Republicans on edge as Donald Trump’s polls slump – campaign live – The Guardian
Hello and welcome to our continuing live coverage of the 2016 presidential election, a race between a former reality TV star and the first female (presumptive) nominee of a major political party – both historically disliked and both out to make history, if the American people can just help them get past each other.
Donald Trump also has to get past some of his fellows in the Republican party, and probably past himself. The presumptive nominee for the party of Abraham Lincoln has spent the week insinuating that the president has a secret agenda linked to terrorism, saying the US should ban Muslims and unspecified others from entering the country, banning newspapers from his campaign, and congratulating himself for predicting a terror attack that was also the worst mass shooting in US history. He has continued his rallies, unperturbed by criticism.
Trump faces the press this morning, three times. His top lieutenant Paul Manafort, formerly an aide to a pro-Kremlin Ukrainian president, will also evangelize for the businessman with a dubious business record.
Trump’s poll numbers have plummeted and would-be allies have backed away. Speaker of the House Paul Ryan, the most powerful Republican in Washington, has called Trump’s remarks “racist” and told members of Congress they should vote with their conscience – even if that doesn’t mean Trump.
The speaker has not rescinded his endorsement of Trump, but Ryan’s retreat from Trump will be made clearer when NBC airs its interview with him later today.
Also appearing this morning are two leaders of the National Rifle Association, another group put in an awkward place by the man it has endorsed.

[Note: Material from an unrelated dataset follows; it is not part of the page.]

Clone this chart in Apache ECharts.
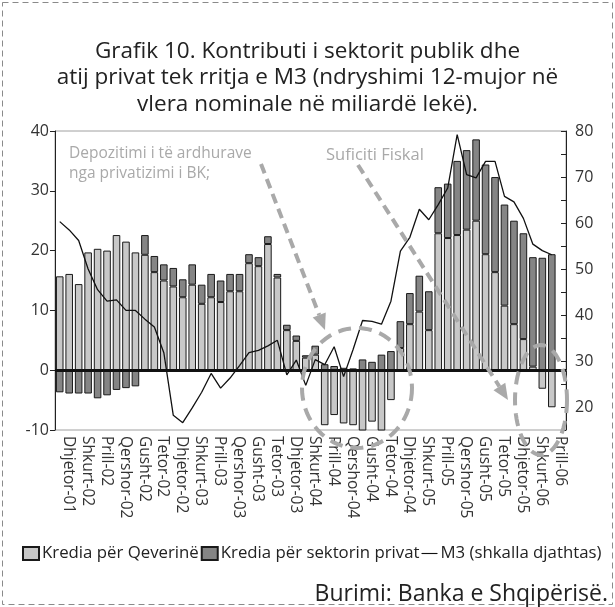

In the wake of last Sunday’s mass shooting in Orlando, the worst in US history, Trump said he was open to banning gun purchases for people on the terror watchlist – a proposal welcomed by Barack Obama, Hillary Clinton and other Democrats.
The NRA leaders said they would be happy to discuss the idea with Trump in a private meeting, only a few weeks after he promised to rid the US of gun-free zones (several of his clubs and properties are gun-free zones, as will be the Republican National Convention in July).
The presumptive Democratic nominee, Hillary Clinton, will not appear on television this Sunday. Nor will her erstwhile rival Bernie Sanders, who has refused to quit the race but shifted into a new, lower-key gear. He declared on Thursday that he would work for the next few months to stop Donald Trump at all costs.
Clinton and Trump alike are chasing Sanders’ supporters, and one of the looming questions of the primary race is to what extent will Sanders bring his voters to Clinton’s cause. Obama and progressive senator Elizabeth Warren have both rallied behind the former secretary of state, boosting Democrats’ hopes that Sanders’ followers will rally around the candidate who can defeat Trump.
No matter what the senator himself decides, his supporters may not go quietly into the night. Many have vowed that “the awakening” that Sanders started is “not going to burn out in four years”.
Also speaking this week will be Attorney General Loretta Lynch, who may provide all five shows with updates on the investigation into last Sunday’s horrific shooting, Connecticut senator Chris Murphy, who has made gun control a person crusade, and Representative Michael McCaul, a national security hawk likely to advocate for increased military intervention abroad.